→ **Short problem**
All the data should be repeated exactly. Any image in it is left out.

→ **Dataset content**
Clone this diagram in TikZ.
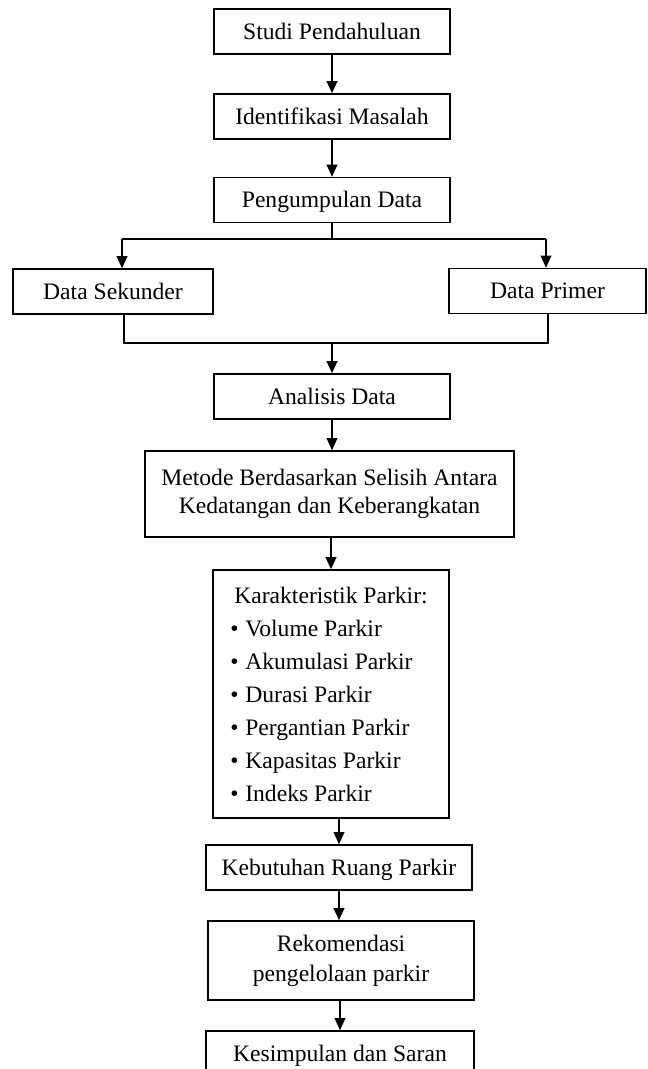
\documentclass[tikz,border=0pt]{standalone}
\usepackage{fontspec}
\setmainfont{Liberation Serif}
\usetikzlibrary{arrows.meta}
\newcommand{\parkitem}{\hspace*{-3pt}\makebox[11.25pt][l]{\textbullet}}
\begin{document}
\begin{tikzpicture}[x=0.75pt,y=-0.75pt,
  box/.style={draw,line width=1.2pt,inner sep=0pt,font=\fontsize{17.7pt}{21pt}\selectfont},
  onebox/.style={box,text height=11.7pt,text depth=0pt},
  conn/.style={line width=1.1pt},
  arr/.style={conn,-{Triangle[length=9pt,width=8pt]}}]
\useasboundingbox (0,0) rectangle (647,1069);
\node[onebox,minimum width=177pt,minimum height=33.75pt] (studi) at (332,31.5) {Studi Pendahuluan};
\node[onebox,minimum width=177pt,minimum height=33.75pt] (ident) at (332,116.5) {Identifikasi Masalah};
\node[onebox,minimum width=177pt,minimum height=33.75pt] (peng) at (332,200) {Pengumpulan Data};
\node[onebox,minimum width=150pt,minimum height=33.75pt] (sek) at (113,291.5) {Data Sekunder};
\node[onebox,minimum width=147.75pt,minimum height=33.75pt] (prim) at (547.5,291) {Data Primer};
\node[onebox,minimum width=177pt,minimum height=33.75pt] (ana) at (332,396.5) {Analisis Data};
\node[box,align=center,minimum width=276.75pt,minimum height=64.5pt] (metode) at (329.5,494) {Metode Berdasarkan Selisih Antara\\Kedatangan dan Keberangkatan};
\node[box,font=\fontsize{17.7pt}{24.75pt}\selectfont,align=left,minimum width=177pt,minimum height=186pt] (karak) at (331,694) {Karakteristik Parkir:\\
\parkitem Volume Parkir\\
\parkitem Akumulasi Parkir\\
\parkitem Durasi Parkir\\
\parkitem Pergantian Parkir\\
\parkitem Kapasitas Parkir\\
\parkitem Indeks Parkir};
\node[onebox,minimum width=199.5pt,minimum height=33.75pt] (kebut) at (339,867.5) {Kebutuhan Ruang Parkir};
\node[box,font=\fontsize{17.7pt}{22.5pt}\selectfont,align=center,minimum width=199.5pt,minimum height=59.25pt] (rekom) at (341,960.5) {Rekomendasi\\pengelolaan parkir};
\node[onebox,minimum width=201pt,minimum height=33.75pt] (kesim) at (340,1053.5) {Kesimpulan dan Saran};
\coordinate (splitl) at (122,239);
\coordinate (splitr) at (546,239);
\coordinate (joinl) at (124,343);
\coordinate (joinr) at (548,343);
\draw[arr] (studi) -- (ident);
\draw[arr] (ident) -- (peng);
\draw[conn] (peng.south) -- (peng.south |- splitl);
\draw[conn] (splitl) -- (splitr);
\draw[arr] (splitl) -- (splitl |- sek.north);
\draw[arr] (splitr) -- (splitr |- prim.north);
\draw[conn] (joinl |- sek.south) -- (joinl) -- (joinr) -- (joinr |- prim.south);
\draw[arr] (ana |- joinl) -- (ana.north);
\draw[arr] (ana.south) -- (ana.south |- metode.north);
\draw[arr] (karak.north |- metode.south) -- (karak.north);
\draw[arr] (kebut.north |- karak.south) -- (kebut.north);
\draw[arr] (kebut.south) -- (kebut.south |- rekom.north);
\draw[arr] (kesim.north |- rekom.south) -- (kesim.north);
\end{tikzpicture}
\end{document}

→ **Solution to the exercise**
Clone this diagram in TikZ.
\documentclass[tikz,border=0pt]{standalone}
\usepackage{fontspec}
\setmainfont{Liberation Serif}
\usetikzlibrary{arrows.meta}
\newcommand{\parkitem}{\hspace*{-3pt}\makebox[11.25pt][l]{\textbullet}}
\begin{document}
\begin{tikzpicture}[x=0.75pt,y=-0.75pt,
  box/.style={draw,line width=1.2pt,inner sep=0pt,font=\fontsize{17.7pt}{21pt}\selectfont},
  onebox/.style={box,text height=11.7pt,text depth=0pt},
  conn/.style={line width=1.1pt},
  arr/.style={conn,-{Triangle[length=9pt,width=8pt]}}]
\useasboundingbox (0,0) rectangle (647,1069);
\node[onebox,minimum width=177pt,minimum height=33.75pt] (studi) at (332,31.5) {Studi Pendahuluan};
\node[onebox,minimum width=177pt,minimum height=33.75pt] (ident) at (332,116.5) {Identifikasi Masalah};
\node[onebox,minimum width=177pt,minimum height=33.75pt] (peng) at (332,200) {Pengumpulan Data};
\node[onebox,minimum width=150pt,minimum height=33.75pt] (sek) at (113,291.5) {Data Sekunder};
\node[onebox,minimum width=147.75pt,minimum height=33.75pt] (prim) at (547.5,291) {Data Primer};
\node[onebox,minimum width=177pt,minimum height=33.75pt] (ana) at (332,396.5) {Analisis Data};
\node[box,align=center,minimum width=276.75pt,minimum height=64.5pt] (metode) at (329.5,494) {Metode Berdasarkan Selisih Antara\\Kedatangan dan Keberangkatan};
\node[box,font=\fontsize{17.7pt}{24.75pt}\selectfont,align=left,minimum width=177pt,minimum height=186pt] (karak) at (331,694) {Karakteristik Parkir:\\
\parkitem Volume Parkir\\
\parkitem Akumulasi Parkir\\
\parkitem Durasi Parkir\\
\parkitem Pergantian Parkir\\
\parkitem Kapasitas Parkir\\
\parkitem Indeks Parkir};
\node[onebox,minimum width=199.5pt,minimum height=33.75pt] (kebut) at (339,867.5) {Kebutuhan Ruang Parkir};
\node[box,font=\fontsize{17.7pt}{22.5pt}\selectfont,align=center,minimum width=199.5pt,minimum height=59.25pt] (rekom) at (341,960.5) {Rekomendasi\\pengelolaan parkir};
\node[onebox,minimum width=201pt,minimum height=33.75pt] (kesim) at (340,1053.5) {Kesimpulan dan Saran};
\coordinate (splitl) at (122,239);
\coordinate (splitr) at (546,239);
\coordinate (joinl) at (124,343);
\coordinate (joinr) at (548,343);
\draw[arr] (studi) -- (ident);
\draw[arr] (ident) -- (peng);
\draw[conn] (peng.south) -- (peng.south |- splitl);
\draw[conn] (splitl) -- (splitr);
\draw[arr] (splitl) -- (splitl |- sek.north);
\draw[arr] (splitr) -- (splitr |- prim.north);
\draw[conn] (joinl |- sek.south) -- (joinl) -- (joinr) -- (joinr |- prim.south);
\draw[arr] (ana |- joinl) -- (ana.north);
\draw[arr] (ana.south) -- (ana.south |- metode.north);
\draw[arr] (karak.north |- metode.south) -- (karak.north);
\draw[arr] (kebut.north |- karak.south) -- (kebut.north);
\draw[arr] (kebut.south) -- (kebut.south |- rekom.north);
\draw[arr] (kesim.north |- rekom.south) -- (kesim.north);
\end{tikzpicture}
\end{document}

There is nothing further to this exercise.